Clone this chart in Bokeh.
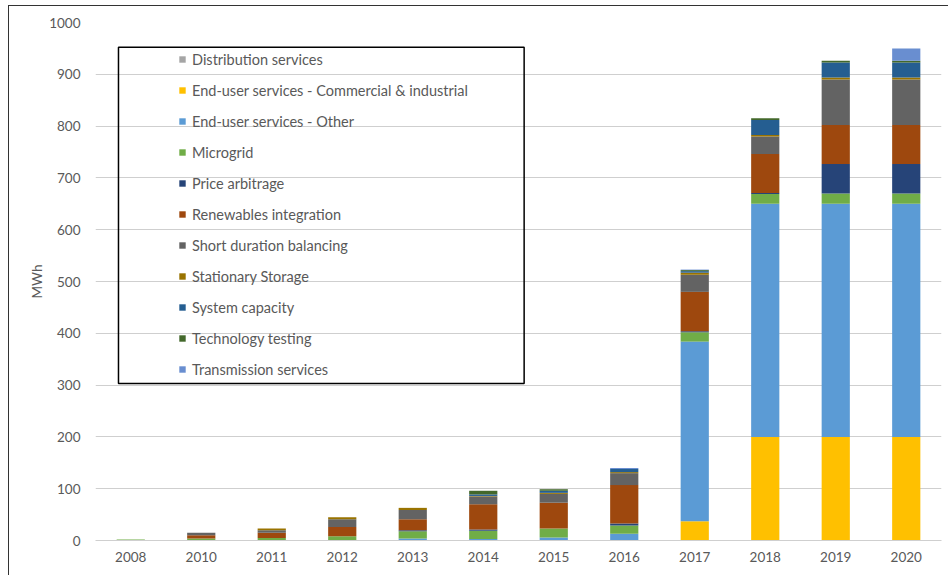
from bokeh.plotting import figure
from bokeh.models import ColumnDataSource, BoxAnnotation, FixedTicker
from bokeh.embed import file_html
from bokeh.resources import INLINE

years = ["2008", "2010", "2011", "2012", "2013", "2014", "2015", "2016", "2017", "2018", "2019", "2020"]

distribution_services = [0, 0, 0, 0, 0, 0, 0, 0, 0, 0, 0, 0]
end_user_ci =           [0, 0, 0, 0, 0, 0, 0, 0, 37, 200, 200, 200]
end_user_other =        [0, 0, 1, 1, 4, 3, 6, 13, 347, 450, 450, 450]
microgrid =             [2, 4, 4, 7, 14, 16, 17, 16, 18, 19, 20, 20]
price_arbitrage =       [0, 0, 0, 0, 2, 2, 0, 4, 2, 2, 57, 57]
renewables =            [0, 6, 10, 18, 21, 49, 50, 74, 76, 75, 75, 75]
short_duration =        [0, 5, 5, 15, 18, 15, 17, 23, 33, 34, 88, 88]
stationary_storage =    [0, 0, 3, 4, 4, 1, 2, 2, 4, 3, 4, 4]
system_capacity =       [0, 0, 0, 0, 0, 3, 4, 6, 3, 29, 29, 29]
technology_testing =    [0, 0, 0, 0, 0, 7, 3, 0, 2, 3, 3, 3]
transmission =          [0, 0, 0, 0, 0, 0, 0, 2, 1, 0, 0, 24]

series_labels = ["Distribution services", "End-user services - Commercial & industrial",
                 "End-user services - Other", "Microgrid", "Price arbitrage",
                 "Renewables integration", "Short duration balancing", "Stationary Storage",
                 "System capacity", "Technology testing", "Transmission services"]
series_data = [distribution_services, end_user_ci, end_user_other, microgrid, price_arbitrage,
               renewables, short_duration, stationary_storage, system_capacity,
               technology_testing, transmission]
colors = ["#A5A5A5", "#FFC000", "#5B9BD5", "#70AD47", "#264478", "#9E480E",
          "#636363", "#997300", "#255E91", "#43682B", "#698ED0"]
y_ticks = [0, 100, 200, 300, 400, 500, 600, 700, 800, 900, 1000]

keys = ["s%d" % i for i in range(len(series_data))]
data = {"year": years}
for k, v in zip(keys, series_data):
    data[k] = v
source = ColumnDataSource(data)

FONT = "Lato"
TXT = "#595959"

p = figure(x_range=years, y_range=(0, 1000), width=940, height=570,
           output_backend="svg", toolbar_location=None,
           min_border_left=86, min_border_right=8, min_border_top=16, min_border_bottom=36)
p.styles = {"margin-left": "8px", "margin-top": "5px",
            "border-left": "1px solid #333333", "border-top": "1px solid #333333"}

p.vbar_stack(keys, x="year", width=0.4, color=colors, line_color=None,
             source=source, legend_label=series_labels)

p.outline_line_color = None
p.xgrid.grid_line_color = None
p.ygrid.grid_line_color = "#cfcfcf"
p.ygrid.grid_line_width = 1
p.yaxis.ticker = FixedTicker(ticks=y_ticks)

p.yaxis.axis_line_color = None
p.yaxis.major_tick_line_color = None
p.yaxis.minor_tick_line_color = None
p.yaxis.major_label_text_font = FONT
p.yaxis.major_label_text_font_size = "13.5px"
p.yaxis.major_label_text_color = TXT
p.yaxis.major_label_standoff = 9
p.yaxis.axis_label = "MWh"
p.yaxis.axis_label_text_font = FONT
p.yaxis.axis_label_text_font_style = "normal"
p.yaxis.axis_label_text_font_size = "13.5px"
p.yaxis.axis_label_text_color = TXT
p.yaxis.axis_label_standoff = 1

p.xaxis.axis_line_color = "#cfcfcf"
p.xaxis.major_tick_line_color = None
p.xaxis.minor_tick_line_color = None
p.xaxis.major_label_text_font = FONT
p.xaxis.major_label_text_font_size = "13.5px"
p.xaxis.major_label_text_color = TXT
p.xaxis.major_label_standoff = 5

lg = p.legend[0]
lg.location = (83, 161)
lg.padding = 0
lg.margin = 0
lg.spacing = 11
lg.label_height = 20
lg.glyph_width = 8
lg.glyph_height = 8
lg.label_standoff = 6
lg.label_text_font = FONT
lg.label_text_font_size = "14.5px"
lg.label_text_color = TXT
lg.border_line_color = None
lg.background_fill_alpha = 0
lg.level = "image"

box = BoxAnnotation(left=0.326, right=6.08, bottom=303, top=952,
                    fill_alpha=0, line_color="black", line_alpha=1.0, line_width=1.5)
p.add_layout(box)

open("out.html", "w").write(file_html(p, INLINE))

#### PROBLEM DESCRIPTION:
Write out each line again precisely as it appears, skipping every picture.

#### ANSWER IN FULL:
Clone this chart in Bokeh.
from bokeh.plotting import figure
from bokeh.models import ColumnDataSource, BoxAnnotation, FixedTicker
from bokeh.embed import file_html
from bokeh.resources import INLINE

years = ["2008", "2010", "2011", "2012", "2013", "2014", "2015", "2016", "2017", "2018", "2019", "2020"]

distribution_services = [0, 0, 0, 0, 0, 0, 0, 0, 0, 0, 0, 0]
end_user_ci =           [0, 0, 0, 0, 0, 0, 0, 0, 37, 200, 200, 200]
end_user_other =        [0, 0, 1, 1, 4, 3, 6, 13, 347, 450, 450, 450]
microgrid =             [2, 4, 4, 7, 14, 16, 17, 16, 18, 19, 20, 20]
price_arbitrage =       [0, 0, 0, 0, 2, 2, 0, 4, 2, 2, 57, 57]
renewables =            [0, 6, 10, 18, 21, 49, 50, 74, 76, 75, 75, 75]
short_duration =        [0, 5, 5, 15, 18, 15, 17, 23, 33, 34, 88, 88]
stationary_storage =    [0, 0, 3, 4, 4, 1, 2, 2, 4, 3, 4, 4]
system_capacity =       [0, 0, 0, 0, 0, 3, 4, 6, 3, 29, 29, 29]
technology_testing =    [0, 0, 0, 0, 0, 7, 3, 0, 2, 3, 3, 3]
transmission =          [0, 0, 0, 0, 0, 0, 0, 2, 1, 0, 0, 24]

series_labels = ["Distribution services", "End-user services - Commercial & industrial",
                 "End-user services - Other", "Microgrid", "Price arbitrage",
                 "Renewables integration", "Short duration balancing", "Stationary Storage",
                 "System capacity", "Technology testing", "Transmission services"]
series_data = [distribution_services, end_user_ci, end_user_other, microgrid, price_arbitrage,
               renewables, short_duration, stationary_storage, system_capacity,
               technology_testing, transmission]
colors = ["#A5A5A5", "#FFC000", "#5B9BD5", "#70AD47", "#264478", "#9E480E",
          "#636363", "#997300", "#255E91", "#43682B", "#698ED0"]
y_ticks = [0, 100, 200, 300, 400, 500, 600, 700, 800, 900, 1000]

keys = ["s%d" % i for i in range(len(series_data))]
data = {"year": years}
for k, v in zip(keys, series_data):
    data[k] = v
source = ColumnDataSource(data)

FONT = "Lato"
TXT = "#595959"

p = figure(x_range=years, y_range=(0, 1000), width=940, height=570,
           output_backend="svg", toolbar_location=None,
           min_border_left=86, min_border_right=8, min_border_top=16, min_border_bottom=36)
p.styles = {"margin-left": "8px", "margin-top": "5px",
            "border-left": "1px solid #333333", "border-top": "1px solid #333333"}

p.vbar_stack(keys, x="year", width=0.4, color=colors, line_color=None,
             source=source, legend_label=series_labels)

p.outline_line_color = None
p.xgrid.grid_line_color = None
p.ygrid.grid_line_color = "#cfcfcf"
p.ygrid.grid_line_width = 1
p.yaxis.ticker = FixedTicker(ticks=y_ticks)

p.yaxis.axis_line_color = None
p.yaxis.major_tick_line_color = None
p.yaxis.minor_tick_line_color = None
p.yaxis.major_label_text_font = FONT
p.yaxis.major_label_text_font_size = "13.5px"
p.yaxis.major_label_text_color = TXT
p.yaxis.major_label_standoff = 9
p.yaxis.axis_label = "MWh"
p.yaxis.axis_label_text_font = FONT
p.yaxis.axis_label_text_font_style = "normal"
p.yaxis.axis_label_text_font_size = "13.5px"
p.yaxis.axis_label_text_color = TXT
p.yaxis.axis_label_standoff = 1

p.xaxis.axis_line_color = "#cfcfcf"
p.xaxis.major_tick_line_color = None
p.xaxis.minor_tick_line_color = None
p.xaxis.major_label_text_font = FONT
p.xaxis.major_label_text_font_size = "13.5px"
p.xaxis.major_label_text_color = TXT
p.xaxis.major_label_standoff = 5

lg = p.legend[0]
lg.location = (83, 161)
lg.padding = 0
lg.margin = 0
lg.spacing = 11
lg.label_height = 20
lg.glyph_width = 8
lg.glyph_height = 8
lg.label_standoff = 6
lg.label_text_font = FONT
lg.label_text_font_size = "14.5px"
lg.label_text_color = TXT
lg.border_line_color = None
lg.background_fill_alpha = 0
lg.level = "image"

box = BoxAnnotation(left=0.326, right=6.08, bottom=303, top=952,
                    fill_alpha=0, line_color="black", line_alpha=1.0, line_width=1.5)
p.add_layout(box)

open("out.html", "w").write(file_html(p, INLINE))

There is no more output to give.